Our approach to masonry conservation is from the perspective of building / objects conservation (otherwise known in stuffy academic circles as "architectural conservation") in which specialized artisans and mechanics combine the principles of both contemporary materials science and traditional pre-1950s trades to either conserve or restore historic buildings / sculptures / sites, often with the very techniques and materials that went into their original construction and which have been subsequently forgotten, ignored, or "improved upon" by the contemporary home renovation industry. This means that we typically use only the most compatible, breathable, and time-tested lime or silicate-based mineral cements or stains, in many cases imported or originally derived from France, the Netherlands, Canada, and other heritage-rich countries that prioritize the preservation of historic fabric; along with locally sourced replacement stone / brick, to affordably do the following:

Chimney repointing and crown repair (our specialty – especially since we are equally skilled at traditional roofing), mortar matching (including the color and texture), hardscape restoration (e.g., patios, flagstone walkways, and gravel driveways), sculpture / ornamental stone / cemetery conservation (including mechanical pinning, composite / fill repairs, and the like), stucco repair (including traditional lime coating / patterning for colonial architecture, as well as more contemporary methods such as shotcrete or gunite for modern buildings), basement waterproofing and foundation restoration, interior plaster repair, masonry cleaning and repair (including the removal of surface soiling, as well as the restoration of lost or irrevocably damaged stone or brick), lintel or arch reconstruction, stone carving, and anything else that involves setting cement, ceramics, or materials quarried from the earth.


Custom Metalwork

As experienced mechanics / fabricators with an extensive network of artisans and foundries, we can repair, install, or replicate any metalwork that interfaces with a traditional roof / gutter / drainage system, such as vent collars, valleys, pole gutters, downspouts, ice cleats, flashing, crickets, gussets, standing seam panels, soldered pent roofs, conductor heads, and anything else that can be bent on-site with a break or replicated in a foundry.
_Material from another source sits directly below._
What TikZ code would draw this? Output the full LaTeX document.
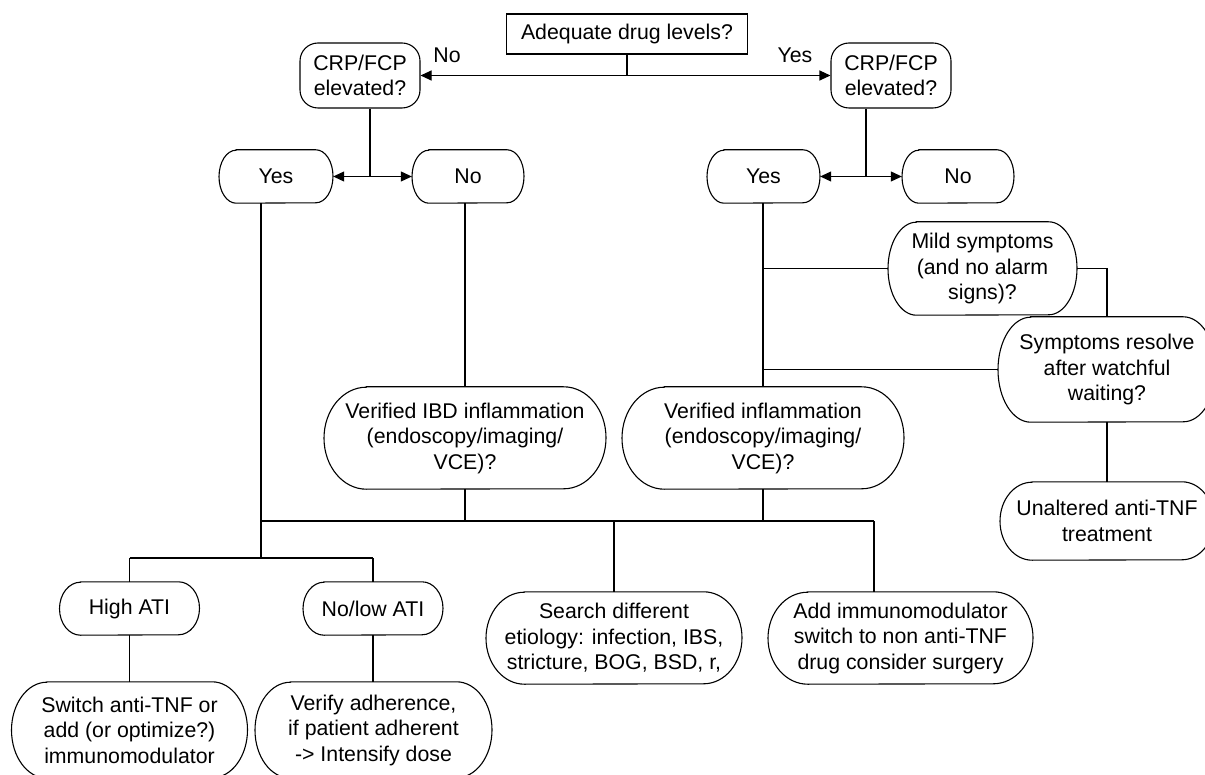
\documentclass[tikz,border=0pt]{standalone}
\usepackage{fontspec}
\setmainfont{Liberation Sans}
\usetikzlibrary{arrows.meta,calc}
\tikzset{
  ln/.style={line width=1.1pt, black},
  arr/.style={ln, -{Triangle[length=11pt,width=10pt]}},
  base/.style={font=\fontsize{21.3}{25.5}\selectfont, align=center, inner sep=0pt},
  rectbox/.style={base, draw, ln},
  roundbox/.style={base, draw, ln, rounded corners=18pt},
  lbl/.style={base}
}
% terminator node: name, x, y, width, height, text
\newcommand\tnode[6]{%
  \node[base, minimum width=#4pt, minimum height=#5pt] (#1) at (#2,-#3) {#6};
  \draw[ln] ($(#1.north)+({-0.35*#4},0)$) -- ($(#1.north)+({0.35*#4},0)$)
    arc[start angle=90, end angle=-90, x radius={0.15*#4*1pt}, y radius={0.5*#5*1pt}]
    -- ($(#1.south)+({-0.35*#4},0)$)
    arc[start angle=270, end angle=90, x radius={0.15*#4*1pt}, y radius={0.5*#5*1pt}]
    -- cycle;}
\begin{document}
\begin{tikzpicture}[x=1pt,y=1pt]
\useasboundingbox (0,0) rectangle (1205,-775);

\node[rectbox, minimum width=241pt, minimum height=40pt] (top) at (627,-34) {Adequate drug levels?};
\node[roundbox, minimum width=120pt, minimum height=65pt] (crpL) at (360,-75.5) {CRP/FCP\\elevated?};
\node[roundbox, minimum width=120pt, minimum height=65pt] (crpR) at (891,-75.5) {CRP/FCP\\elevated?};
\coordinate (j0) at (top.south |- crpL.east);
\draw[ln] (top.south) -- (j0);
\draw[arr] (j0) -- (crpL.east);
\draw[arr] (j0) -- (crpR.west);
\node[lbl] (lno) at (447,-55) {No};
\node[lbl] (lyes) at (795,-55) {Yes};

\tnode{yesL}{276}{176.5}{114}{53}{Yes}
\tnode{noL}{468}{176.5}{112}{53}{No}
\tnode{yesR}{763.5}{176.5}{113}{53}{Yes}
\tnode{noR}{958}{176.5}{112}{53}{No}
\coordinate (jL) at (370,-176.5);
\coordinate (jR) at (866,-176.5);
\draw[ln] (jL |- crpL.south) -- (jL);
\draw[arr] (jL) -- (yesL.east);
\draw[arr] (jL) -- (noL.west);
\draw[ln] (jR |- crpR.south) -- (jR);
\draw[arr] (jR) -- (yesR.east);
\draw[arr] (jR) -- (noR.west);

\tnode{ibd}{465}{438}{282}{102}{Verified IBD inflammation\\(endoscopy/imaging/\\VCE)?}
\tnode{infl}{763}{438}{282}{102}{Verified inflammation\\(endoscopy/imaging/\\VCE)?}
\tnode{mild}{982.5}{268.5}{189}{93}{Mild symptoms\\(and no alarm\\signs)?}
\tnode{resolve}{1107}{369.5}{218}{105}{Symptoms resolve\\after watchful\\waiting?}
\tnode{unalt}{1107}{521}{214}{78}{Unaltered anti-TNF\\treatment}
\tnode{high}{129.5}{608.5}{140}{53}{High ATI}
\tnode{nolow}{373}{608.5}{140}{53}{No/low ATI}
\tnode{switch}{129.5}{730}{236}{96}{Switch anti-TNF or\\add (or optimize?)\\immunomodulator}
\tnode{verify}{373.5}{730}{237}{96}{Verify adherence,\\if patient adherent\\-> Intensify dose}
\tnode{search}{614}{638}{256}{92}{Search different\\etiology: infection, IBS,\\stricture, BOG, BSD, r,}
\tnode{add}{900.5}{638}{265}{92}{Add immunomodulator\\switch to non anti-TNF\\drug consider surgery}

% left branch
\coordinate (bY) at (261,-558);
\coordinate (b1L) at (261,-521);
\coordinate (b1R) at (874,-521);
\draw[ln] (bY |- yesL.south) -- (bY);
\draw[ln] (b1L) -- (b1R);
\draw[ln] (ibd.north |- noL.south) -- (ibd.north);
\draw[ln] (ibd.south) -- (ibd.south |- b1L);
\draw[ln] (infl.north |- yesR.south) -- (infl.north);
\draw[ln] (infl.south) -- (infl.south |- b1L);
\draw[ln] (search.north |- b1L) -- (search.north);
\draw[ln] (b1R) -- (b1R |- add.north);
\draw[ln] (high.north |- bY) -- (nolow.north |- bY);
\draw[ln] (high.north |- bY) -- (high.north);
\draw[ln] (nolow.north |- bY) -- (nolow.north);
\draw[ln] (high.south) -- (switch.north);
\draw[ln] (nolow.south) -- (nolow.south |- verify.north);

% right branch
\draw[ln] (infl.north |- mild.west) -- (mild.west);
\draw[ln] (mild.east) -| (resolve.north);
\draw[ln] (infl.north |- resolve.west) -- (resolve.west);
\draw[ln] (resolve.south) -- (unalt.north);
\end{tikzpicture}
\end{document}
We can also accelerate the green or black patina on suitable metals such as copper; as well as fabricate or conserve ornamental fences, weathervanes, furniture, railings, sculpture, awnings, land art, objects, casement windows, and custom designs from spec.

Regarding fabrication, we favor complex projects that involve overlapping specialties in masonry and roofing, such as when we had recently designed and installed a cairn-like gabion retaining wall, in heavy-gauge weathering steel and freestanding river stone, around a sloped concrete patio, internal drainage system, and hand-soldered copper downspouts. Built in front of an eclectic Interwar-period catalog home, this modular gabion was a visual nod to the utilitarian park rustic aesthetic developed by the National Park Service Landscape Division in the 1920s and later adopted locally by the WPA in the construction of the nearby Wissahickon Valley Park outbuildings. Both the John Muir Hut by Henry Gutterson and the unrelated Camp Muir Shelter on Mount Rainier by Daniel Ray Hull also served as our points of reference. Please refer to our project photos for more information.


Finish Carpentry

With a team of versatile restoration carpenters and finish craftsmen, we can conserve, repair, replicate, or replace most types of historic woodwork – soffits, fascia, molding, windows or window framing, doors, rafters, ridge beams, joinery, columns, tongue-and-groove flooring, furniture, porches, etc. – as well as conserve, replicate, apply, or remove any kind of interior or exterior wood surface coating, paint, or stain. The full list of our capabilities is too much to mention here given the diverse and venerable tradition of woodworking in Pennsylvania, which ranges from the vernacular to the more modern, but as a sample of our carpentry projects, we have recently done the following:

Restored a completely rotted out mid-century pediment, using only specialized rot repair epoxies and zinc-copper; hand carved new sections of ornamental woodwork for a 1920s-era Main Line estate; repaired or replaced countless soffits / fascia that have rotted behind defective or poorly maintained gutter systems; rebuilt colonial pole gutters in Chadds Ford; preserved or stained multiple irreplaceable doors, many of which date back to the late 19th or early 20th century; repaired or painted the often aluminum-covered cornices of numerous Philadelphia townhouses; conserved, insulated, or painted hundreds of historic windows; and stabilized the full range of collapsing historic structures (portico columns, porch roofs, floors, and the suchlike).